Beyond the laundry list, Biden made a notable argument aimed at the heart of the old economic consensus.

“Under trickle-down economic theory was that public investment would discourage private investment. Give me a break!” Biden said. “Public investment declined here at home. Industries that we invented started to move overseas like semiconductors. … Over time, we went from producing 40% of those chips to producing 10%. Not anymore! Bidenomics means that industries of the future are going to grow right here at home.”

This is a far cry from the opinion of his Democratic predecessors that economic globalization powered by private markets was like a force of nature that could not be altered or resisted.

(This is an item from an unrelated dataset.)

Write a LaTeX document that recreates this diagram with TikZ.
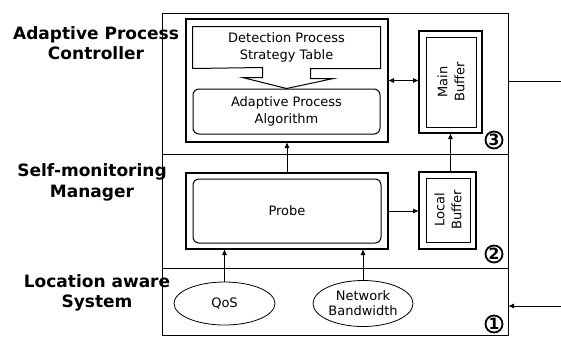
\documentclass[tikz,border=0pt]{standalone}
\usepackage{fontspec}
\setmainfont{DejaVu Sans}
\usetikzlibrary{shapes.geometric, arrows.meta}

\begin{document}
\begin{tikzpicture}[x=1pt, y=-1pt,
    layer/.style={draw, line width=.8pt, minimum width=346pt, inner sep=0pt, outer sep=0pt},
    frame/.style={draw, line width=1.4pt, inner sep=0pt, outer sep=0pt},
    inbox/.style={line width=1pt, inner sep=0pt, align=center, font=\fontsize{13}{17}\selectfont},
    head/.style={font=\fontsize{17}{20.5}\selectfont\bfseries, align=center},
    num/.style={circle, draw, line width=1.8pt, minimum size=17pt, inner sep=0pt, font=\fontsize{15.5}{15.5}\selectfont\bfseries},
    src/.style={ellipse, draw, line width=.8pt, inner sep=0pt, align=center, font=\fontsize{13}{15}\selectfont},
    link/.style={line width=1pt, -{Latex[length=6pt, width=5pt]}},
]
\useasboundingbox (0,0) rectangle (561,338);

\node[layer, minimum height=141pt] (layer3) at (335,83.5) {};
\node[layer, minimum height=114pt] (layer2) at (335,211) {};
\node[layer, minimum height=67pt] (layer1) at (335,301.5) {};

\node[head] (ctrl) at (96,43) {Adaptive Process\\Controller};
\node[head] (mgr) at (92,182.5) {Self-monitoring\\Manager};
\node[head] (las) at (97,293) {Location aware\\System};

% controller
\node[frame, minimum width=202pt, minimum height=123pt] (frame3) at (287,80.5) {};
\node[inbox, minimum width=187pt, minimum height=41pt] (det) at (286.5,47.5) {Detection Process\\Strategy Table};
\node[inbox, draw, rounded corners=6pt, minimum width=187pt, minimum height=45pt] (alg) at (286.5,111.5) {Adaptive Process\\Algorithm};
\draw[line width=1pt] (det.south west) -- (det.north west) -- (det.north east) -- (det.south east)
    -- ++(-70,0) -- ++(0,10) -- ++(23,0) -- (alg.north) -- ++(-44,-11) -- ++(20,0) -- ++(0,-10) -- cycle;

\node[frame, minimum width=63pt, minimum height=102pt] (mainbuf) at (450.5,82) {};
\node[inbox, draw, minimum width=50pt, minimum height=90pt] (mainin) at (451,82) {};
\node[inbox, rotate=90] at (mainin) {Main\\Buffer};
\node[num] (n3) at (494,140) {3};

% manager
\node[frame, minimum width=202pt, minimum height=76pt] (frame2) at (287,211) {};
\node[inbox, draw, rounded corners=6pt, minimum width=188pt, minimum height=64pt] (probe) at (287,211) {Probe};
\node[frame, minimum width=57pt, minimum height=77pt] (localbuf) at (447.5,210.5) {};
\node[inbox, draw, minimum width=44pt, minimum height=64pt] (localin) at (448,210) {};
\node[inbox, rotate=90] at (localin) {Local\\Buffer};
\node[num] (n2) at (494,254) {2};

% location aware
\node[src, minimum width=101pt, minimum height=43pt] (qos) at (224.5,303.5) {QoS};
\node[src, minimum width=100pt, minimum height=46pt] (net) at (363,303.5) {Network\\Bandwidth};
\node[num] (n1) at (494,324) {1};

\coordinate (out) at (561,81);
\coordinate (in) at (561,306);

\draw[link, {Latex[length=6pt, width=5pt]}-{Latex[length=6pt, width=5pt]}] (frame3.east) -- (mainbuf.west |- frame3.east);
\draw[link] (frame2.north) -- (frame3.south);
\draw[link] (mainbuf.south |- localbuf.north) -- (mainbuf.south);
\draw[link] (frame2.east) -- (localbuf.west |- frame2.east);
\draw[link] (qos.north) -- (qos.north |- frame2.south);
\draw[link] (net.north) -- (net.north |- frame2.south);
\draw[line width=1pt] (out -| layer3.east) -- (out);
\draw[link] (in) -- (in -| layer1.east);
\end{tikzpicture}
\end{document}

Biden administration officials have been emphasizing this as not a one-off, but a shift in economic policy in a series of high-profile speeches in recent months.

In April, national security adviser Jake Sullivan gave a speech at the Brookings Institution outlining the connection between foreign policy and the new economic thinking. In that speech, Sullivan blamed free-market ideology for gutting America’s manufacturing base, lowering wages and harming security.

“There was one assumption at the heart of all of this policy: that markets always allocate capital productively and efficiently — no matter what our competitors did, no matter how big our shared challenges grew, and no matter how many guardrails we took down,” Sullivan said.

Instead, the Biden administration would change tack to pursue “targeted public investments … to lay a foundation for long-term growth.”

“This is about crowding in private investment — not replacing it,” Sullivan said. “It’s about making long-term investments in sectors vital to our national well-being — not picking winners and losers.”

Similarly, U.S. Trade Representative Katherine Tai criticized the old free trade consensus and announced a new direction aimed at helping small business and workers instead of “the bigs” in a major speech on June 15 at the National Press Club.

“Trusting markets to allocate capital efficiently … We thought a rising tide would lift all boats,” Tai said. But, in doing so, she added, “we did not include guardrails to ensure that it would be the case.” This led, she said, to a “race to the bottom, where exploitation is rewarded and high standards are abandoned in order to compete and survive.”

Previous presidents, including Obama with his proposal for a public infrastructure bank in 2014 and Trump with the never-arriving infrastructure week and grandiose statements on trade policy, made stabs at this shift in the Washington Consensus. Now, Biden is arguing that unlike them, he has actually done it.

But this new economic consensus isn’t really so new, Biden argues at the same time. In his speech, he pitched it as a restoration of original American ideals and values. Of a way, if you will, to make America great again.

“[Trickle-down economics] didn’t represent the best of American capitalism, let alone America. It represented a moment where we walked away from how this country was built,” he said. “Bidenomics is about the future. Bidenomics is another way of saying, ‘restore the American dream,’ because it’s worked before.”